1. Production of Bond Magnet for Direct Current Reactor (Gap
Material)
Example 1B
[0070] Raw materials were weighed to achieve a magnet alloy
composition of Nd: 30.4 mass %, Fe: 62.0 mass %, Co: 6.00 mass %,
B: 0.91 mass %, Ga: 0.56 mass %, and inevitable impurities: 0.13
mass %, and the weighed materials were heated and molten to obtain
a molten alloy.
[0071] Subsequently, the thus-obtained molten alloy was rapidly
solidified by using the single roll rapid quenching method to
prepare a rapidly quenched powder having the above-described magnet
alloy composition (average grain diameter: 200 .mu.m). A roll rim
speed was 25 m/s.
[0072] Subsequently, 97 mass % of the thus-obtained rapidly
quenched powder and 3 mass % of an epoxy resin serving as a binder
were mixed.
[0073] Subsequently, the thus-obtained mixture was molded into a
rectangular parallelepiped article having a thickness of 1 mm, a
length of 25 mm, and a width of 16 mm by employing press molding.

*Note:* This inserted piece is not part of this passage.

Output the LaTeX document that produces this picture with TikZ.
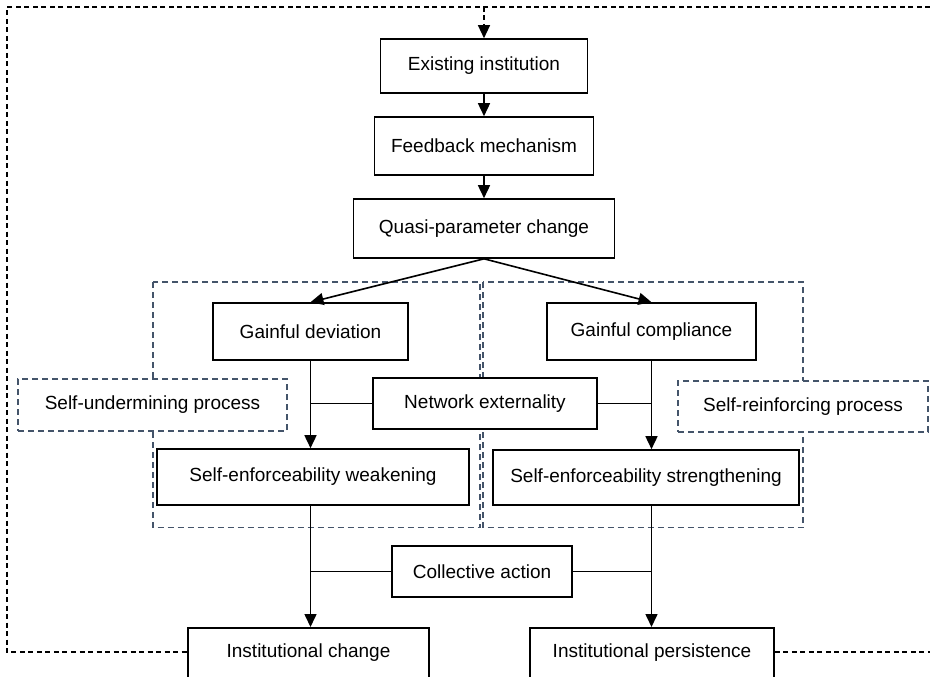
\documentclass[tikz,border=0pt]{standalone}
\usepackage{fontspec}
\setmainfont{Liberation Sans}
\usetikzlibrary{arrows.meta}
\definecolor{regcol}{HTML}{44546A}
\begin{document}
\begin{tikzpicture}[x=1pt,y=-1pt,
  txt/.style={font=\fontsize{19}{23}\selectfont},
  box/.style={txt, draw=black, line width=1.6pt, fill=white, inner sep=0pt, align=center},
  procbox/.style={txt, draw=regcol, line width=1.2pt, dash pattern=on 6pt off 4pt, fill=white, inner sep=0pt, align=center},
  region/.style={draw=regcol, line width=1.2pt, dash pattern=on 6pt off 4pt},
  outer/.style={draw=black, line width=1.3pt, dash pattern=on 5pt off 3.5pt},
  arr/.style={-{Triangle[length=13pt,width=12pt]}, line width=1.6pt},
  link/.style={line width=1.6pt}]
\useasboundingbox (0,0) rectangle (930,677);
% process regions
\draw[region] (153,282) rectangle (480,527.5);
\draw[region] (483,282) rectangle (803,527.5);
% boxes
\node[box, minimum width=207pt, minimum height=54pt] (exist) at (484,66) {Existing institution};
\node[box, minimum width=219pt, minimum height=58pt] (feed) at (484,146) {Feedback mechanism};
\node[box, minimum width=261pt, minimum height=59pt] (quasi) at (484,228.5) {Quasi-parameter change};
\node[box, minimum width=195pt, minimum height=57pt] (dev) at (310.5,331.5) {Gainful deviation};
\node[box, minimum width=209pt, minimum height=57pt] (comp) at (651.5,331.5) {Gainful compliance};
\node[box, minimum width=224pt, minimum height=51pt] (net) at (485,403.5) {Network externality};
\node[procbox, minimum width=269pt, minimum height=52pt] (under) at (152.5,405) {Self-undermining process};
\node[procbox, minimum width=250pt, minimum height=51pt] (reinf) at (803,406.5) {Self-reinforcing process};
\node[box, minimum width=312pt, minimum height=56pt] (weak) at (313,477) {Self-enforceability weakening};
\node[box, minimum width=306pt, minimum height=55pt] (strong) at (646,477.5) {Self-enforceability strengthening};
\node[box, minimum width=180pt, minimum height=51pt] (coll) at (482,571.5) {Collective action};
\node[box, minimum width=241pt, anchor=north, inner ysep=10pt, text height=20pt, text depth=40pt] (change) at (308.5,627) {Institutional change};
\node[box, minimum width=244pt, anchor=north, inner ysep=10pt, text height=20pt, text depth=40pt] (persist) at (652,627) {Institutional persistence};
% feedback loop
\coordinate (ctop) at (484,7);
\coordinate (tl) at (7,7);
\coordinate (tr) at (930,7);
\coordinate (bl) at (7,652);
\coordinate (br) at (930,652);
\draw[outer] (tr) -- (tl) -- (bl) -- (bl -| change.west);
\draw[outer] (br -| persist.east) -- (br);
\draw[outer, arr, line width=1.3pt] (ctop) -- (exist.north);
% main flow
\draw[arr] (exist.south) -- (feed.north);
\draw[arr] (feed.south) -- (quasi.north);
\draw[arr] (quasi.south) -- (dev.north);
\draw[arr] (quasi.south) -- (comp.north);
\draw[arr] (dev.south) -- (dev.south |- weak.north);
\draw[arr] (comp.south) -- (comp.south |- strong.north);
\draw[link] (net.west) -- (dev.south |- net.west);
\draw[link] (net.east) -- (comp.south |- net.east);
\draw[arr] (dev.south |- weak.south) -- (dev.south |- change.north);
\draw[arr] (comp.south |- strong.south) -- (comp.south |- persist.north);
\draw[link] (coll.west) -- (dev.south |- coll.west);
\draw[link] (coll.east) -- (comp.south |- coll.east);
\end{tikzpicture}
\end{document}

After that, a hardening treatment was performed in an argon
atmosphere at 170.degree. C. for one hour, followed by
magnetization in a pulse magnetic field, thereby obtaining a bond
magnet according to Example 1B.
[0074] The thus-obtained bond magnet had a residual magnetic flux
density of 0.65 T, a coercive force of 1650 kA/m, and a recoil
permeability of 1.2.
Example 2B
[0075] Raw materials were weighed to achieve a magnet alloy
composition of Sm: 19.3 mass %, Fe: 72.0 mass %, N: 3.1 mass %, and
inevitable impurities: 5.6 mass %, and the weighed materials were
heated and molten to obtain a molten alloy.
[0076] A bond magnet according to Example 2B was obtained in the
same manner as in the bond magnet production according to Example
1B except for using the molten alloy of the magnet alloy
composition prepared in Example 2B. The bond magnet according to
Example 2B had a residual magnetic flux density of 0.75 T and a
coercive force of 1220 kA/m.
Example 3B
[0077] Raw materials were weighed to achieve a magnet alloy
composition of Sm: 30.0 mass % and Co: 70.0 mass %, and the weighed
materials were heated and molten to obtain a molten alloy.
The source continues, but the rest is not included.